Le modèle de Hive Electric est celui de la licence et de la franchise. Ceci implique d'être en mesure de prouver des résultats, donc de mettre au point des produits et de démontrer leur possibilité d'intégration. Nous avons ainsi développé des systèmes de gestion de batterie (BMS) avec de l'électronique embarquée. Nous travaillons aujourd'hui sur du design sur-mesure, des formats de cellules et technologies spécifiques sur demande, de l'électronique embarquée et des batteries sur mesure.

Les champs d'application sont nombreux.
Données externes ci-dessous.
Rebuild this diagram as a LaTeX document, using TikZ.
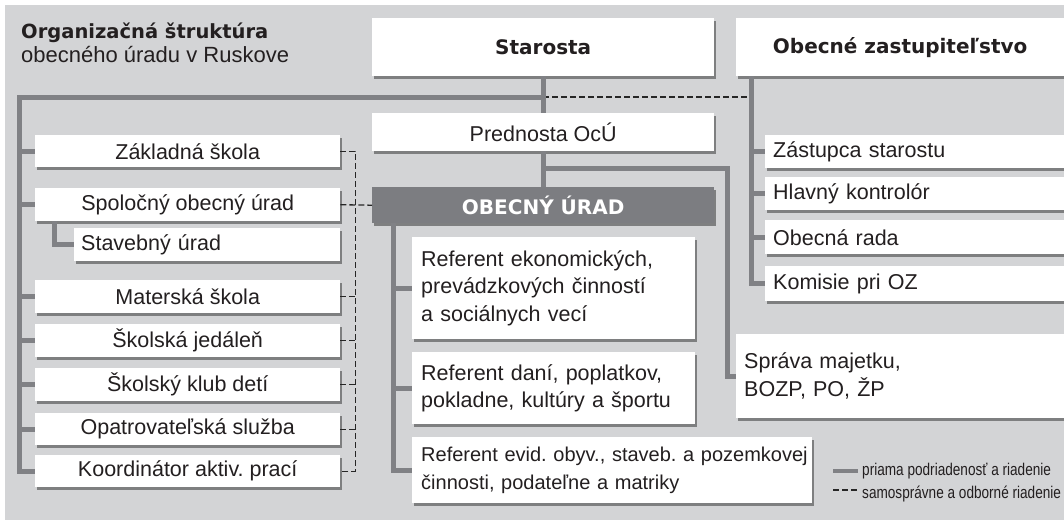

Nous souhaitions initialement travailler plutôt dans le secteur aérospatial et la défense, car la technologie métal-ion, qui est intrinsèquement sûre, est bien adaptée pour cela. Nous nous sommes toutefois heurtés à des difficultés liées à la réglementation. Le choix a donc été fait de développer des solutions dans le domaine du stockage stationnaire, dans lequel les contraintes réglementaires sont moindres.